Expert Panel #2 – Innovative Financing and Delivery Methods
Moderator: Mark Sullivan, Director, Center for Innovative Finance Support, FHWA
- Sam Beydoun, Project Development Lead, Build America Bureau
- Patrick DeCorla-Souza, P3 Program Manager, FHWA
- Jacklyn Hartman, Chief Financial Officer, Maryland Department of Transportation
- Tom Curtin, Infrastructure Program Director, National Governors Association
Summary of Expert Panel #2
1. The panelists explained “innovative financing” and “innovative project delivery.”
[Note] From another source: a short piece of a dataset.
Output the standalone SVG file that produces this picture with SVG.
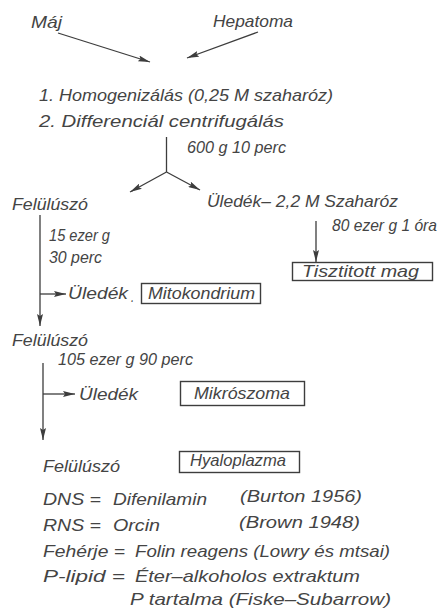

Innovative project delivery:
- Public owners allocate risk to the private partner, manage risk with the private partner, and allow opportunities for innovation to bring the most value with limited resources.
- Being open and transparent with the public on the dollars spent is critical
- Decisions are based on real analysis (due diligence) and understanding the project, project risk, and where efficiencies may be derived.
- Innovative delivery should include a range of options such as P3, CMGC, design-build, design-build-finance, and progressive design-build.
- Innovative financing involves anything other than traditional ways of paying for infrastructure, such as gas taxes and registration fees
- Innovative financing options include private equity, revenue bonds, PABs (tax exempt revenue bonds), GARVEE bonds, TIFIA loans, etc.
- This type of financing should be flexible to meet the needs of the state, region, and community and may go beyond transportation and include broadband, electric vehicles, and renewable energy infrastructure.
- More distinctly, innovative financing is backed by revenue sources. (FHWA has resources for value capture options and innovations on tolling.)
2. The panelists discussed how the BIL could help innovative financing and innovative project delivery.
- The BIL expanded the eligible uses of the TIFIA program.
- VfM analysis is now required for projects over $750 million and not just for projects planned as a P3.
- The BIL also doubled the capacity of PABs (from $15 billion to $30 billion).
- $100 million in asset concession provisions were also set up to encourage public agencies to monetize existing assets by having a concessionaire operate the asset and share revenue with the agency; the agency can take the revenues and fund non-revenue-generating projects (i.e., asset recycling)
- The BIL also allocated $20 million a year for public agencies to conduct studies to determine whether P3s are feasible.